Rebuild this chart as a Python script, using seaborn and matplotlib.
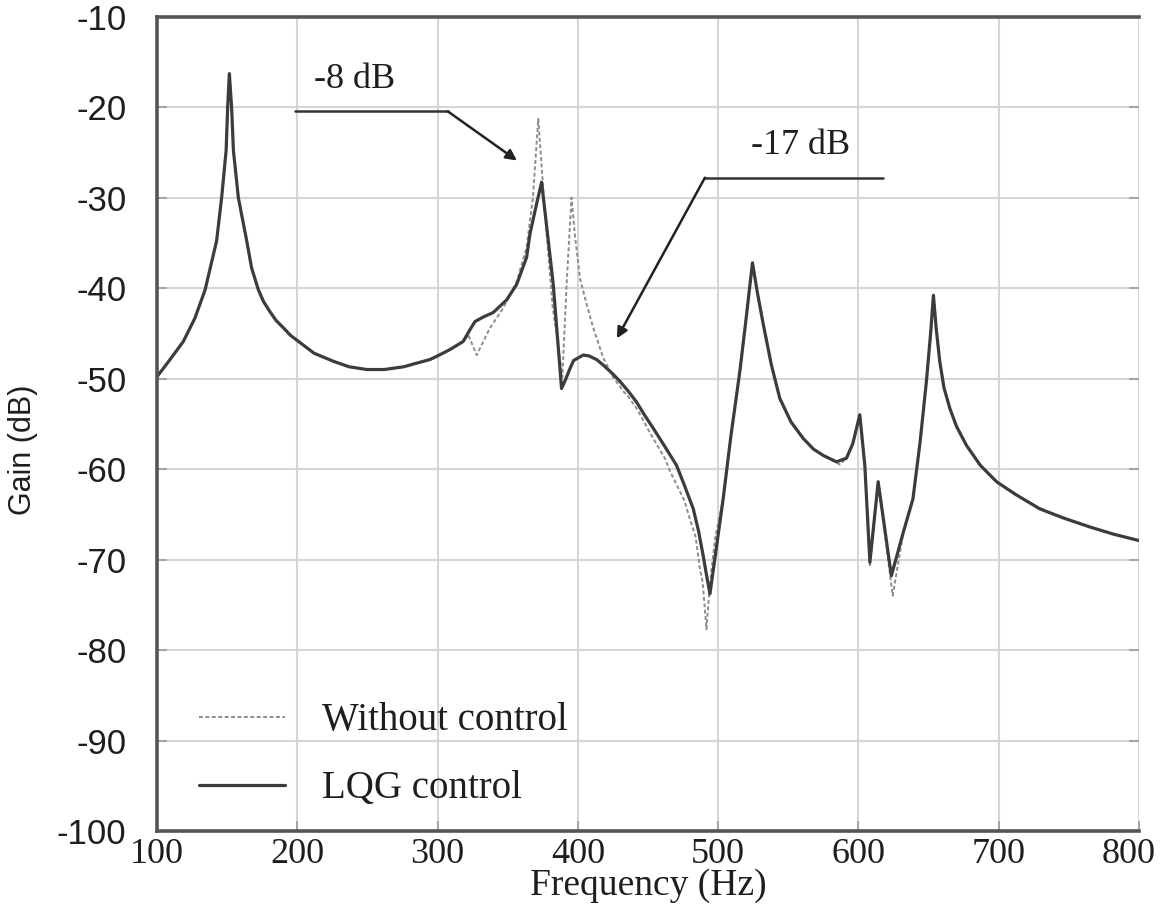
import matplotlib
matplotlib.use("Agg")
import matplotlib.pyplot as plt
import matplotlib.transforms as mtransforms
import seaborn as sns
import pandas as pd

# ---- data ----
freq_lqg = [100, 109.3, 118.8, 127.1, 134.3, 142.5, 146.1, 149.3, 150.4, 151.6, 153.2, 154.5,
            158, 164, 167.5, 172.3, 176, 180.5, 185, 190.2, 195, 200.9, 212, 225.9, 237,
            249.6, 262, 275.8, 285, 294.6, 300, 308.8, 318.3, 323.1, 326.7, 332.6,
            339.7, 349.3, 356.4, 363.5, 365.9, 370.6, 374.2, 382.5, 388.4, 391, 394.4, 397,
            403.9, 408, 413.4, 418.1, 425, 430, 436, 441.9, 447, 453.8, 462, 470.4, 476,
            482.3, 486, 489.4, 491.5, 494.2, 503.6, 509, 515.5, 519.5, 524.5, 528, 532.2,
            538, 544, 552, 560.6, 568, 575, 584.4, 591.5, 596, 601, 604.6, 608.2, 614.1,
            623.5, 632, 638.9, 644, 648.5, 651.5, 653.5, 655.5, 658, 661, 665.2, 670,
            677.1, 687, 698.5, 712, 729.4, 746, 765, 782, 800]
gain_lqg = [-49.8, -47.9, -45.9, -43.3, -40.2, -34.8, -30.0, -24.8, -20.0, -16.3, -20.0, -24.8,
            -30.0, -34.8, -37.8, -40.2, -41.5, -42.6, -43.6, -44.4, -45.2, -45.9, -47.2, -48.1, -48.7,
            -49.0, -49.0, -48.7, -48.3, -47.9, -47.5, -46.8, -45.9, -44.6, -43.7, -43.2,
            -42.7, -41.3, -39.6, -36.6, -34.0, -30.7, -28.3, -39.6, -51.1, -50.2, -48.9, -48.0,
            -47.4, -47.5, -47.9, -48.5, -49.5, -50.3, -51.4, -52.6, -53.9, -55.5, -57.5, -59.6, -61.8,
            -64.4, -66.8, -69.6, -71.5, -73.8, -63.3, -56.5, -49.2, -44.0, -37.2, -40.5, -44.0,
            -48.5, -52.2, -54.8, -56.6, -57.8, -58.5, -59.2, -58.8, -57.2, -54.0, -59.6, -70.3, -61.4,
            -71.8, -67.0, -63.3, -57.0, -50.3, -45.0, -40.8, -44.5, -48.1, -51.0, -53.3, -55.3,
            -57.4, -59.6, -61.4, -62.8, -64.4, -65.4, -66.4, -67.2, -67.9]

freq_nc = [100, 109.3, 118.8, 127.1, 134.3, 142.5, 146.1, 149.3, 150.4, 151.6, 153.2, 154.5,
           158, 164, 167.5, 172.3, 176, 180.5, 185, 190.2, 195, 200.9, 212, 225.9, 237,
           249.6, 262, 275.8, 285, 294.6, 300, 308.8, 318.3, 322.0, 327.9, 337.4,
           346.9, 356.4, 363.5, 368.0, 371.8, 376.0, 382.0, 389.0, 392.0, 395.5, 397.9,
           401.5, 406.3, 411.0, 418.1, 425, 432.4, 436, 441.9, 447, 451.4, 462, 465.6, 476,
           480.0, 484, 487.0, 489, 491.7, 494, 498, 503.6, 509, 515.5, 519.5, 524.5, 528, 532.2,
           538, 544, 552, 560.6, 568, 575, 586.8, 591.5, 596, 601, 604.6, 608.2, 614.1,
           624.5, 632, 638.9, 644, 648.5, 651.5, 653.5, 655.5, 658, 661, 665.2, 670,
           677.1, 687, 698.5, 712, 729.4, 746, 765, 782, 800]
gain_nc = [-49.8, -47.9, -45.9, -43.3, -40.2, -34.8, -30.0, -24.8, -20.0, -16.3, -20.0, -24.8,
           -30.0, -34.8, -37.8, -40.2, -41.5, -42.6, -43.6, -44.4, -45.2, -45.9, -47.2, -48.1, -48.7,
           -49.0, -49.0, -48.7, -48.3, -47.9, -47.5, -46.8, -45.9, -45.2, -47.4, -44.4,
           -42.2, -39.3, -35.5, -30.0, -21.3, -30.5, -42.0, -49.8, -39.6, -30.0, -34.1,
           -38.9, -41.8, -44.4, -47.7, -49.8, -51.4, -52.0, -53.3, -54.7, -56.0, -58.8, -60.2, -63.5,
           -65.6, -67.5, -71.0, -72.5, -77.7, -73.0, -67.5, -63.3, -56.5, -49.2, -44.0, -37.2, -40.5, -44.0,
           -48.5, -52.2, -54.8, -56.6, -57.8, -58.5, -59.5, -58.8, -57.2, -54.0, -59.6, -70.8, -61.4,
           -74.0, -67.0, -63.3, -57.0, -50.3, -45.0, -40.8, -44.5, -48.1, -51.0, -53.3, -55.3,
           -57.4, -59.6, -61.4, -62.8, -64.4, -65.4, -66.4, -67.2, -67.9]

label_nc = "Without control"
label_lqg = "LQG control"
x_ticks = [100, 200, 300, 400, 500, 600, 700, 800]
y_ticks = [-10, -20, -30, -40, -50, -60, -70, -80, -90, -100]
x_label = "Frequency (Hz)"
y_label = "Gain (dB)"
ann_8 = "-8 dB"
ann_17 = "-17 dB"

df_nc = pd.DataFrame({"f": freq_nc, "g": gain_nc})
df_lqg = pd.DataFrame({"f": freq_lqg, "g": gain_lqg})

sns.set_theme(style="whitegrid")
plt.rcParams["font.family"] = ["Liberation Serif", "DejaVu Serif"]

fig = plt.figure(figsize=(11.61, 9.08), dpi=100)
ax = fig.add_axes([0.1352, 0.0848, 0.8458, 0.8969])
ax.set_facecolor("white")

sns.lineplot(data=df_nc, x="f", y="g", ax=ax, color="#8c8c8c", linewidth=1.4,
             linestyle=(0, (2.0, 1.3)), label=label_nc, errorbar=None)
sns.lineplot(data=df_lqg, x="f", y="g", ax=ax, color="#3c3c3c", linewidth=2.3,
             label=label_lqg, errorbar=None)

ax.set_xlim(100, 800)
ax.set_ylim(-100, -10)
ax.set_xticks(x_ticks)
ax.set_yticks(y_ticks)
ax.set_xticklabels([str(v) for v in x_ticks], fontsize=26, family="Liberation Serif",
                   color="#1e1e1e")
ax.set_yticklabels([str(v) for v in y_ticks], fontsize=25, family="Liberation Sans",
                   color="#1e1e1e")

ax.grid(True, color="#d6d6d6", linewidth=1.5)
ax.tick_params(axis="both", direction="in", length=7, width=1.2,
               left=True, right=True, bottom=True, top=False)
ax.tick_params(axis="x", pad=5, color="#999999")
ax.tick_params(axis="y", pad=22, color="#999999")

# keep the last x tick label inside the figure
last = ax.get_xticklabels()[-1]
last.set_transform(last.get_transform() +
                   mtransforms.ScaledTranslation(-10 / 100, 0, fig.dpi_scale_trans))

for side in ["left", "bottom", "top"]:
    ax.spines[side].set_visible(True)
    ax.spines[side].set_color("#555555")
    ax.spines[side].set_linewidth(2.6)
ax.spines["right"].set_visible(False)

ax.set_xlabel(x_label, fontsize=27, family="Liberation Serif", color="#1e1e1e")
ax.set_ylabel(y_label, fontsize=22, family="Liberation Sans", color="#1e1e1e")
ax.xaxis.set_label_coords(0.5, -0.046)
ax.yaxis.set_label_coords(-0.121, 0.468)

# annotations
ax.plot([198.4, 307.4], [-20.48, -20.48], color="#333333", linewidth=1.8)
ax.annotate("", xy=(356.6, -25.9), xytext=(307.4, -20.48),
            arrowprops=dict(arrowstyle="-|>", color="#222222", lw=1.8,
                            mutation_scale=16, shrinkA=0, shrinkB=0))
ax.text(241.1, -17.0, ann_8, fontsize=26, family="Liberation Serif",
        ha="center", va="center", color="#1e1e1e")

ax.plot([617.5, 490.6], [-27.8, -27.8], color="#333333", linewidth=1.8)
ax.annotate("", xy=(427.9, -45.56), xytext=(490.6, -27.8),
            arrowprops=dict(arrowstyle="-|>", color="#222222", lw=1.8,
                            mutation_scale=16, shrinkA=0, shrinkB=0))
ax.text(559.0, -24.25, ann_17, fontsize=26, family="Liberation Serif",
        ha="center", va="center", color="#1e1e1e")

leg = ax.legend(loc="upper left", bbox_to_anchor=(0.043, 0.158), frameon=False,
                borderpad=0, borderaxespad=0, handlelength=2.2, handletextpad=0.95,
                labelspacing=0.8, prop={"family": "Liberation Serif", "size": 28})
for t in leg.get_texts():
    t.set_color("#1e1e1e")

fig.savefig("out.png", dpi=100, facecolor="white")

What you will do: Leave the pictures out and reproduce exactly the lines from the top of the listing above through the line with "import pandas as pd".

Exercise output:
Rebuild this chart as a Python script, using seaborn and matplotlib.
import matplotlib
matplotlib.use("Agg")
import matplotlib.pyplot as plt
import matplotlib.transforms as mtransforms
import seaborn as sns
import pandas as pd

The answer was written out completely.